В школьном курсе литературы не единожды поднимается проблема «маленького человека». Учитель русского языка и литературы не раз наводила меня на размышления о природе, сущности и роли «маленького человека» в «большом мире». Через призму лет я рассматриваю эти по-детски наивные мысли и нахожу их оторванными от реальности. Убедиться в этом мне помогли время, спирт и поэма Венедикта Ерофеева «Москва-Петушки».
О чём же нам повествует эта поэма? Может, о трагичной судьбе простого работяги, который от ломящей грудь безысходности вынужден на рабочем месте начальника монтажной бригады заниматься вырисовыванием графиков выпитого алкоголя с пересчётом в чистый спирт? Нет, эту стезю Веничка выбрал сам, несмотря на имеющиеся золотую медаль, незаурядные мозги и «вместительную душу». Тогда, наверное, «Москва-Петушки» нам повествует об алкоголике-романтике, который на выходные поехал к возлюбленной и сыну, везя для них в своем стареньком чемоданчике сладости? Не-ет, это всё не литература, и Ерофеев не был бы писателем, если бы «Москва — Петушки» описывали одну только личную трагедию человека и его романтическую влюблённость.

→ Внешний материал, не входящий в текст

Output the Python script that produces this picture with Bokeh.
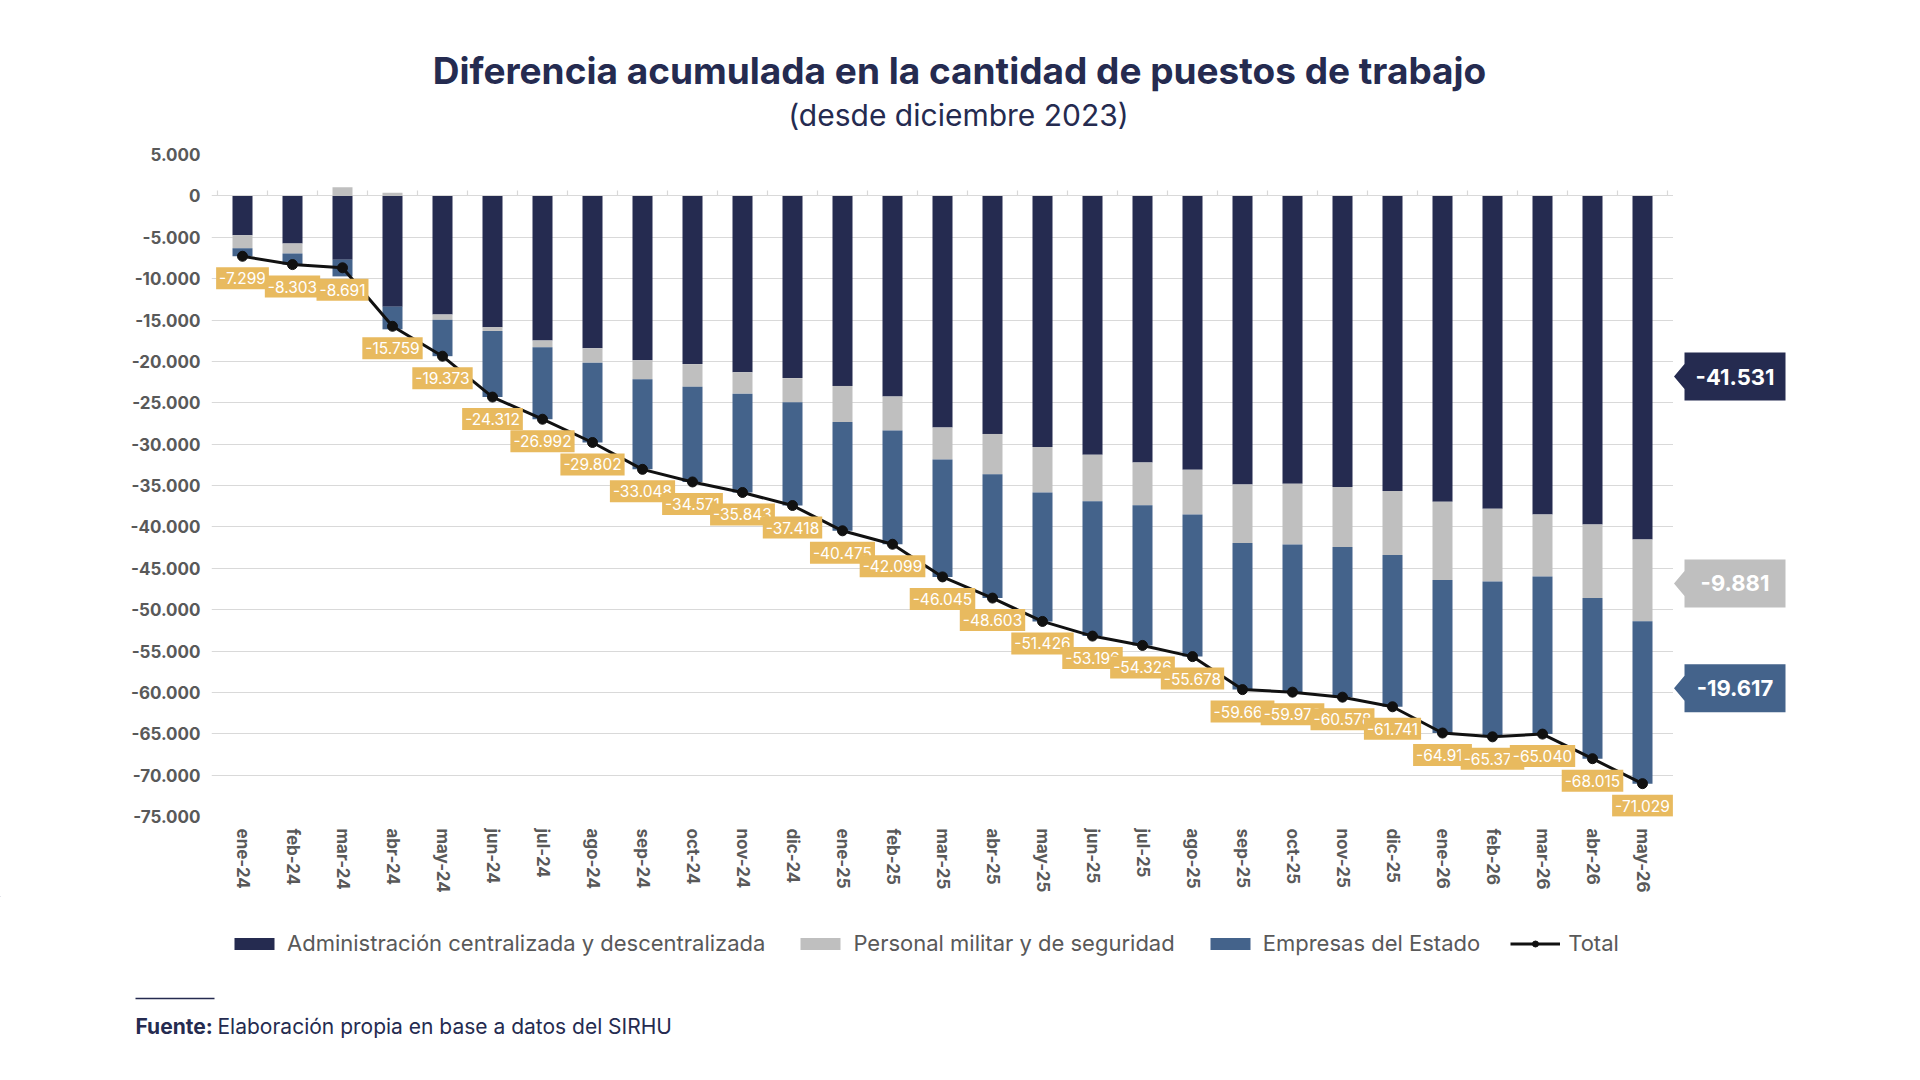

Персонаж, которому положено размышлять о высоком, создавать шедевры и творить историю, он едет в замызганной электричке, вынужденный общаться с побитыми жизнью людьми. И все его, вообще говоря, оправданные амбиции, запросы и устремления оборачиваются фарсом. И ничего не остаётся, кроме как отчаянно с этим смириться. Отнестись не просто с юмором, а с самой русской его разновидностью — с иронией висельника. Человек устроился работать начальником, глядь — а там ничего можно и не делать, только пить водку. В самой работе нет никакого смысла и результата. Более того — результата именно не требуется.
С романтической линией в произведении несколько интереснее. Один литературовед очень тонко подметил, что действие поэмы-ни что иное как отсылка к «Божественной комедии» Данте, где герой из Ада, через Чистилище идет в Рай к своей любимой. Москва – похмельный, ужасающий ад, где нашего героя гоняют, шпыняют и никому-то он здесь не нужен и вот он, через это вот чистилище, все эти станции идет в Рай, в Петушки, «где не оцветает сирень», к своей Беатричче «с косой до попы». Веня отвергает разостланную перед ним Москву.
Осмысливая происходящее на страницах, я не раз узнавал в Веничке себя самого: сюда можно включить и работу, результата от которой тебя не ждут; и мечтания о свержении мирового порядка в алкогольном бреду; и так мною любимые разговоры о возвышенном и недосягаемом с разношерстным быдлом.
В школе сама мысль о том, что я могу оказаться тем самым «маленьким человеком», жизнь которого навсегда будет ограничена бытом и похабщиной меня приводила в ужас и оцепенение. Изо дня в день мне приходилось заниматься самовоспитанием, саморазвитием, словом, всем, что бы могло меня отдалить от печального исхода. «И вот – я торжественно объявляю: до конца моих дней я не предприму ничего, чтобы повторить мой печальный опыт возвышения. Я остаюсь внизу, и снизу плюю на всю вашу общественную лестницу. Да… На каждую ступеньку лестницы – по плевку. Чтобы по ней подыматься, надо быть пи***асом, выкованным из чистой стали с головы до ног. А я – не такой».